先月会社で書類を整理していた時、段ボールの端で腕を少し切ってしまった。傷がかさぶたになった後、そこが乾癬の皮疹に変わってしまった。

乾癬患者の皮膚にとって外的刺激はなるべく避けなければならない。外的刺激により、その刺激を受けた部分が乾癬の皮疹に変わってしまうことをケブネル現象と言うのだが、小さな頃から私はその現象を経験的に知っていた。子供は外で遊んでいるとよく怪我をするし、虫に刺されたりする。その傷跡が乾癬に変わることはよくある事だった。

この現象にちゃんと名前があるということを知ったのは私が10代後半くらいの頃だった。

医者から教えられた訳ではなく、自分で乾癬を調べる中で出てきた言葉だった。

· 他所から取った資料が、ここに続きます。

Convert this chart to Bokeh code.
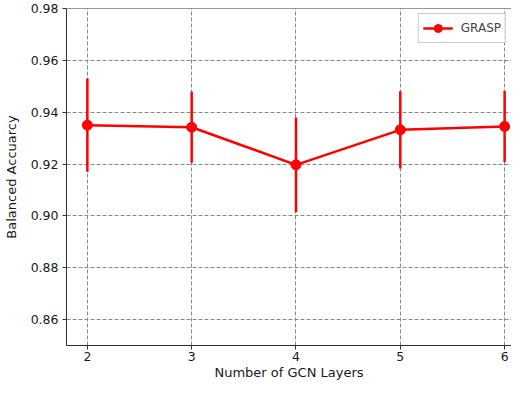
from bokeh.plotting import figure
from bokeh.models import FixedTicker, PrintfTickFormatter, Span, Range1d, Legend, LegendItem
from bokeh.embed import file_html
from bokeh.resources import INLINE

layers = [2, 3, 4, 5, 6]
acc = [0.935, 0.9342, 0.9197, 0.9332, 0.9345]
err = [0.018, 0.0137, 0.0183, 0.0149, 0.0137]
y_ticks = [0.86, 0.88, 0.90, 0.92, 0.94, 0.96, 0.98]
x_ticks = [2, 3, 4, 5, 6]

lo = [a - e for a, e in zip(acc, err)]
hi = [a + e for a, e in zip(acc, err)]

p = figure(width=511, height=382, output_backend="svg", toolbar_location=None,
           x_range=Range1d(1.8, 6.066), y_range=Range1d(0.85, 0.98),
           min_border_top=8, min_border_right=0, min_border_left=0, min_border_bottom=0)
p.outline_line_color = None
p.background_fill_color = "white"
p.border_fill_color = "white"

for ax in (p.xaxis[0], p.yaxis[0]):
    ax.axis_line_color = "#333333"
    ax.axis_line_width = 1
    ax.major_tick_line_color = "#333333"
    ax.major_tick_out = 4
    ax.major_tick_in = 0
    ax.minor_tick_line_color = None
    ax.major_label_text_font = "DejaVu Sans"
    ax.major_label_text_font_size = "12.5px"
    ax.major_label_text_color = "#1a1a1a"
    ax.axis_label_text_font = "DejaVu Sans"
    ax.axis_label_text_font_size = "13px"
    ax.axis_label_text_font_style = "normal"
    ax.axis_label_text_color = "#1a1a1a"

p.xaxis.ticker = FixedTicker(ticks=x_ticks)
p.yaxis.ticker = FixedTicker(ticks=y_ticks)
p.yaxis.formatter = PrintfTickFormatter(format="%.2f")
p.xaxis.axis_label = "Number of GCN Layers"
p.yaxis.axis_label = "Balanced Accuarcy"
p.xaxis.major_label_standoff = 2
p.xaxis.axis_label_standoff = 1
p.yaxis.major_label_standoff = 4
p.yaxis.axis_label_standoff = 9

for g in (p.xgrid[0], p.ygrid[0]):
    g.grid_line_color = "#8a8a8a"
    g.grid_line_dash = "4 2"
    g.grid_line_width = 1

p.add_layout(Span(location=0.98, dimension="width", line_color="#333333", line_width=1))

seg = p.segment(x0=layers, y0=lo, x1=layers, y1=hi, line_color="#ff0000", line_width=2.5)
ln = p.line(layers, acc, line_color="#ff0000", line_width=2.5)
pts = p.scatter(layers, acc, size=10, fill_color="#ff0000", line_color="#ff0000")

legend = Legend(items=[LegendItem(label="GRASP", renderers=[ln, pts])],
                location="top_right")
legend.label_text_font = "DejaVu Sans"
legend.label_text_font_size = "12px"
legend.border_line_color = "#cccccc"
legend.border_line_alpha = 1
legend.background_fill_alpha = 0.8
legend.margin = 5
legend.padding = 4
legend.glyph_width = 30
legend.label_standoff = 8
legend.spacing = 0
p.add_layout(legend)

open("out.html", "w").write(file_html(p, INLINE))
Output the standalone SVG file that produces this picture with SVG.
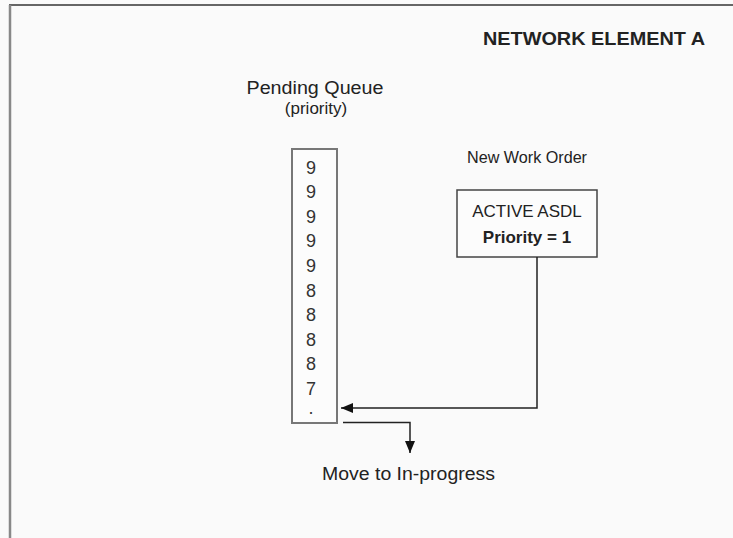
<svg xmlns="http://www.w3.org/2000/svg" width="733" height="538" viewBox="0 0 733 538">
<style>
.t{font-family:"Liberation Sans",Arial,sans-serif;font-size:17px;fill:#222}
.l{font-size:18px}
.b{font-weight:bold}
.d{font-family:"Liberation Sans",Arial,sans-serif;font-size:18px;fill:#333;text-anchor:middle}
.c{fill:none;stroke:#222;stroke-width:1.5}
</style>
<defs>
<marker id="ah" viewBox="0 0 12 10" refX="12" refY="5" markerWidth="12" markerHeight="10" markerUnits="userSpaceOnUse" orient="auto">
<path d="M0,0 L12,5 L0,10 z" fill="#111"/>
</marker>
<clipPath id="clipPri"><rect x="250" y="95" width="140" height="22"/></clipPath>
</defs>
<rect width="733" height="538" fill="#fafafa"/>
<g id="frame">
<line x1="9" y1="5" x2="733" y2="5" stroke="#666" stroke-width="2"/>
<line x1="10" y1="5" x2="10" y2="538" stroke="#888" stroke-width="2.5"/>
</g>
<g id="title">
<text class="t l b" x="483" y="45" textLength="222" lengthAdjust="spacingAndGlyphs">NETWORK ELEMENT A</text>
</g>
<g id="queue-label">
<text class="t l" x="315" y="94" text-anchor="middle" textLength="137" lengthAdjust="spacingAndGlyphs">Pending Queue</text>
<text class="t" x="316" y="114" text-anchor="middle" clip-path="url(#clipPri)">(priority)</text>
</g>
<g id="queue">
<rect x="292" y="149" width="45" height="274" fill="#fcfcfc" stroke="#777" stroke-width="2"/>
<text class="d" x="311" y="174">9</text>
<text class="d" x="311" y="198">9</text>
<text class="d" x="311" y="223">9</text>
<text class="d" x="311" y="247">9</text>
<text class="d" x="311" y="272">9</text>
<text class="d" x="311" y="297">8</text>
<text class="d" x="311" y="321">8</text>
<text class="d" x="311" y="346">8</text>
<text class="d" x="311" y="370">8</text>
<text class="d" x="311" y="395">7</text>
<text class="d" x="311" y="414">.</text>
</g>
<g id="work-order">
<text class="t" x="467" y="163" textLength="120" lengthAdjust="spacingAndGlyphs">New Work Order</text>
<rect x="457" y="190" width="140" height="67" fill="#fcfcfc" stroke="#444" stroke-width="1.5"/>
<text class="t" x="527" y="217" text-anchor="middle">ACTIVE ASDL</text>
<text class="t b" x="527" y="243" text-anchor="middle">Priority = 1</text>
</g>
<g id="connectors">
<path class="c" d="M537,257 V408 H341" marker-end="url(#ah)"/>
<path class="c" d="M343,422.5 H410 V453" marker-end="url(#ah)"/>
</g>
<g id="move-label">
<text class="t l" x="322" y="480" textLength="173" lengthAdjust="spacingAndGlyphs">Move to In-progress</text>
</g>
</svg>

まだインターネットも一般的ではなかった時代で私は何かの本でその言葉を知った。

ケブネル現象という言葉を知った時、私はかなり驚き、そしてものすごく安心したのを覚えている。

当時乾癬は本当に珍しい病だった。医者にもあまり知識はなかったし、「乾癬」という病名をこちらから告げると大抵の医者は表情を曇らせた。

「申し訳ないがうちでは治せない」と何人の皮膚科医に言われたかわからない。

そんな珍しい病のはずなのに、私によく起こっていた現象(傷跡が乾癬になる)にちゃんと名前があったのだ。

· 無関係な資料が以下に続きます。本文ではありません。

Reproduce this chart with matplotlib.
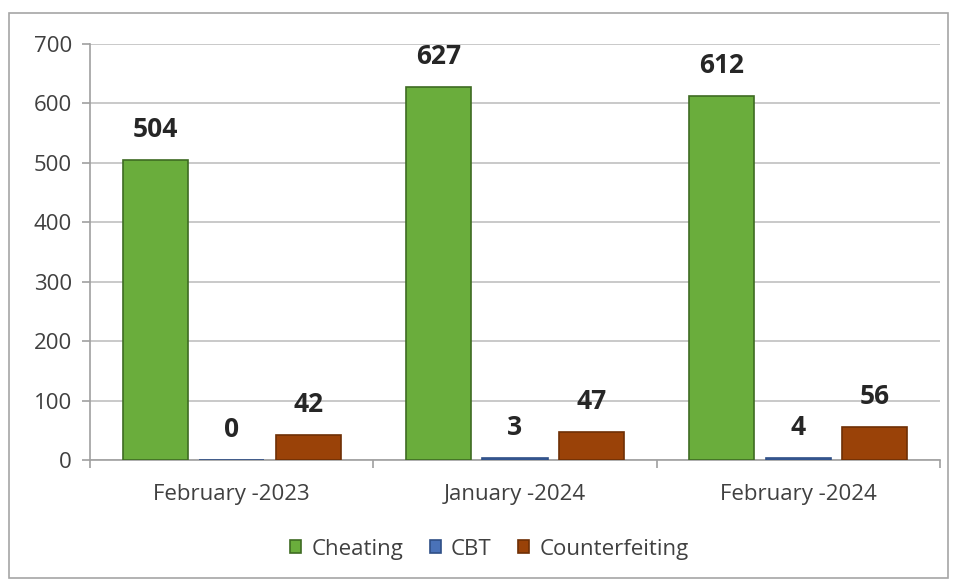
import numpy as np
import matplotlib.pyplot as plt
from matplotlib.patches import Rectangle

# data
categories = ['February -2023', 'January -2024', 'February -2024']
series_names = ['Cheating', 'CBT', 'Counterfeiting']
cheating = [504, 627, 612]
cbt = [0, 3, 4]
counterfeiting = [42, 47, 56]

colors = ['#6aad3c', '#4a72b8', '#9a4208']
edge_colors = ['#3e6b22', '#2f4f86', '#6e2f05']

plt.rcParams['font.family'] = ['Open Sans', 'DejaVu Sans']

fig = plt.figure(figsize=(9.54, 5.81), dpi=100)
ax = fig.add_axes([0.0943, 0.2083, 0.891, 0.716])

x = np.arange(len(categories))
width = 0.23
offsets = [-0.27, 0.0, 0.27]
all_series = [cheating, cbt, counterfeiting]

for vals, off, name, fc, ec in zip(all_series, offsets, series_names, colors, edge_colors):
    bars = ax.bar(x + off, vals, width, color=fc, edgecolor=ec, linewidth=1.2,
                  label=name, zorder=3)
    for b, v in zip(bars, vals):
        ax.annotate(str(v), (b.get_x() + b.get_width() / 2, v),
                    xytext=(0, 22), textcoords='offset points',
                    ha='center', va='center', fontsize=19, fontweight='bold',
                    color='#262626', zorder=4)

ax.set_xlim(-0.5, len(categories) - 0.5)
ax.set_ylim(0, 700)
ax.set_yticks(np.arange(0, 701, 100))
ax.yaxis.grid(True, color='#c0c0c0', linewidth=1.2, zorder=0)
ax.set_axisbelow(True)

ax.set_xticks(x)
ax.set_xticklabels(categories, fontsize=16, color='#404040')
ax.tick_params(axis='x', length=0, pad=17)
ax.set_xticks(np.arange(-0.5, len(categories), 1), minor=True)
ax.tick_params(axis='x', which='minor', length=6, color='#a0a0a0', width=1.2)
ax.tick_params(axis='y', labelsize=16, labelcolor='#404040', length=6,
               color='#a0a0a0', width=1.2, pad=7)

for side in ['top', 'right']:
    ax.spines[side].set_visible(False)
for side in ['left', 'bottom']:
    ax.spines[side].set_color('#a0a0a0')
    ax.spines[side].set_linewidth(1.2)

leg = fig.legend(loc='center', bbox_to_anchor=(0.513, 0.055), ncol=3, frameon=False,
                 fontsize=16, handlelength=0.5, handleheight=0.5,
                 handletextpad=0.45, columnspacing=1.2)
for t in leg.get_texts():
    t.set_color('#404040')

# outer chart border
fig.patches.append(Rectangle((0.009, 0.005), 0.985, 0.972, transform=fig.transFigure,
                             fill=False, edgecolor='#a6a6a6', linewidth=1.2))

fig.savefig('out.png', dpi=100)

つまりそれは私だけに起きている現象ではないということ、そして世の中ではちゃんと乾癬や他の皮膚の病が研究されているんだという思いが、少しだけ私の孤独を和らげた。

過去に私は虫垂炎の手術をしているのだがその傷跡もしっかりと乾癬に変わっている。

だが生物学的製剤を打ち始めてからは、傷跡の皮疹も消え、怪我をしてもケブネル現象さえ起きなくなっていた。

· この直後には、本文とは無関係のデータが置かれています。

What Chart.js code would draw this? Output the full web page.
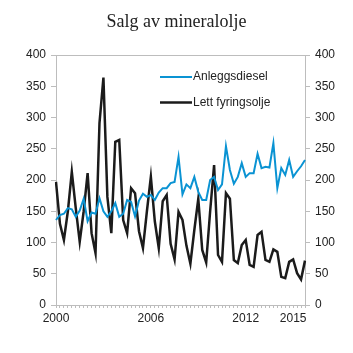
<!DOCTYPE html>
<html>
<head>
<meta charset="utf-8">
<script src="https://cdn.jsdelivr.net/npm/chart.js@4.4.1/dist/chart.umd.min.js"></script>
<style>
  html, body { margin: 0; padding: 0; background: #fff; }
</style>
</head>
<body>
<canvas id="salg" width="353" height="353"></canvas>
<script>
// Kvartaler 2000K1 – 2015K4
const kvartaler = [
  '2000K1','2000K2','2000K3','2000K4', '2001K1','2001K2','2001K3','2001K4',
  '2002K1','2002K2','2002K3','2002K4', '2003K1','2003K2','2003K3','2003K4',
  '2004K1','2004K2','2004K3','2004K4', '2005K1','2005K2','2005K3','2005K4',
  '2006K1','2006K2','2006K3','2006K4', '2007K1','2007K2','2007K3','2007K4',
  '2008K1','2008K2','2008K3','2008K4', '2009K1','2009K2','2009K3','2009K4',
  '2010K1','2010K2','2010K3','2010K4', '2011K1','2011K2','2011K3','2011K4',
  '2012K1','2012K2','2012K3','2012K4', '2013K1','2013K2','2013K3','2013K4',
  '2014K1','2014K2','2014K3','2014K4', '2015K1','2015K2','2015K3','2015K4'
];

// bare disse årstallene vises på x-aksen
const viste_aar = ['2000K1', '2006K1', '2012K1', '2015K1'];

const anleggsdiesel = [
  136, 144, 146, 155, 153, 141, 151, 170,
  134, 148, 146, 171, 150, 141, 150, 163,
  141, 146, 168, 165, 142, 167, 178, 173,
  176, 168, 180, 187, 187, 195, 197, 237,
  177, 193, 187, 205, 181, 168, 168, 200,
  205, 184, 193, 254, 216, 194, 205, 227,
  205, 211, 211, 242, 219, 221, 220, 259,
  187, 219, 208, 232, 205, 214, 222, 232
];

const lett_fyringsolje = [
  197, 130, 104, 150, 213, 155, 101, 150,
  211, 115,  83, 291, 364, 173, 115, 261,
  264, 136, 115, 187, 179, 118,  91, 150,
  205, 134,  91, 166, 176,  98,  73, 149,
  136,  95,  66, 120, 170,  88,  68, 150,
  224,  80,  69, 179, 170,  72,  67,  96,
  104,  64,  61, 112, 117,  72,  69,  89,
   85,  45,  43,  69,  73,  51,  41,  71
];

const yTicks = [0, 50, 100, 150, 200, 250, 300, 350, 400];

const BLAA = '#0a93d3';
const SVART = '#1b1b1b';
const GRAA = '#bdbdbd';
const TEKST = '#222';

// Forklaring tegnes inne i plottet, oppe til høyre
const forklaring = {
  id: 'forklaring',
  afterDraw(chart) {
    const { ctx, chartArea } = chart;
    ctx.save();
    ctx.font = '12px "Liberation Sans", Arial, sans-serif';
    ctx.textBaseline = 'middle';
    chart.data.datasets.forEach((ds, i) => {
      const y = chartArea.top + 22 + i * 25.5;
      const x0 = chartArea.left + 104;
      ctx.strokeStyle = ds.borderColor;
      ctx.lineWidth = ds.borderWidth;
      ctx.beginPath();
      ctx.moveTo(x0, y);
      ctx.lineTo(x0 + 32, y);
      ctx.stroke();
      ctx.fillStyle = TEKST;
      ctx.fillText(ds.label, x0 + 33, y);
    });
    ctx.restore();
  }
};

const yAkse = (pos) => ({
  position: pos,
  min: 0,
  max: 400,
  afterBuildTicks: (s) => { s.ticks = yTicks.map(v => ({ value: v })); },
  afterFit: (s) => { s.width = pos === 'left' ? 56 : 48; },
  grid: { drawOnChartArea: false, drawTicks: true, tickLength: 5, color: GRAA },
  border: { display: true, color: GRAA, width: 1 },
  ticks: {
    padding: 5,
    color: TEKST,
    font: { family: '"Liberation Sans", Arial, sans-serif', size: 12 }
  }
});

new Chart(document.getElementById('salg'), {
  type: 'line',
  data: {
    labels: kvartaler,
    datasets: [
      {
        label: 'Anleggsdiesel',
        data: anleggsdiesel,
        borderColor: BLAA,
        borderWidth: 2,
        pointRadius: 0,
        tension: 0,
        yAxisID: 'y'
      },
      {
        label: 'Lett fyringsolje',
        data: lett_fyringsolje,
        borderColor: SVART,
        borderWidth: 2.5,
        pointRadius: 0,
        tension: 0,
        yAxisID: 'y'
      }
    ]
  },
  options: {
    responsive: false,
    animation: false,
    devicePixelRatio: 1,
    layout: { padding: { left: 0, right: 0, top: 0, bottom: 0 } },
    plugins: {
      legend: { display: false },
      tooltip: { enabled: false },
      title: {
        display: true,
        text: 'Salg av mineralolje',
        color: TEKST,
        font: { family: '"Liberation Serif", "Times New Roman", serif', size: 18, weight: 'normal', lineHeight: 1.2 },
        padding: { top: 11, bottom: 22.4 }
      }
    },
    scales: {
      x: {
        type: 'category',
        offset: false,
        afterFit: (s) => { s.height = 48; },
        grid: { drawOnChartArea: false, drawTicks: true, tickLength: 3, color: GRAA },
        border: { display: true, color: GRAA, width: 1 },
        ticks: {
          autoSkip: false,
          maxRotation: 0,
          padding: 3,
          color: TEKST,
          font: { family: '"Liberation Sans", Arial, sans-serif', size: 12 },
          callback: (v, i) => viste_aar.includes(kvartaler[i]) ? kvartaler[i].slice(0, 4) : ''
        }
      },
      xTopp: {
        type: 'category',
        position: 'top',
        afterFit: (s) => { s.height = 0; },
        grid: { display: false },
        border: { display: true, color: GRAA, width: 1 },
        ticks: { display: false }
      },
      y: yAkse('left'),
      y2: yAkse('right')
    }
  },
  plugins: [forklaring]
});
</script>
</body>
</html>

それが先日出来た段ボールの傷でケブネル現象が起きてしまった。最近は体の皮疹も増えその厚みも増し、そして耳の中の乾癬も復活してきた。

逃げても逃げてもひたひたと乾癬は追ってくる。

でもこれは自分の体で起きていることだ。生きてる限り逃げられる筈もない。逃げるより戦うより、共存を選んだ方がもしかしたらずっとラクなのかもしれない。

でも生物学的製剤の効果を知ってしまった今、私はもう二度とあの肌には戻りたくはない。

この想いは贅沢なんだろうか。いや、この想いで苦しむ時が来るのは最初から覚悟していた筈じゃないかと何度も自問自答する。

今月は9回目のトレムフィアを予定している。でも私にとってトレムフィアはもうそろそろ限界なんだと認めざるを得なくなった。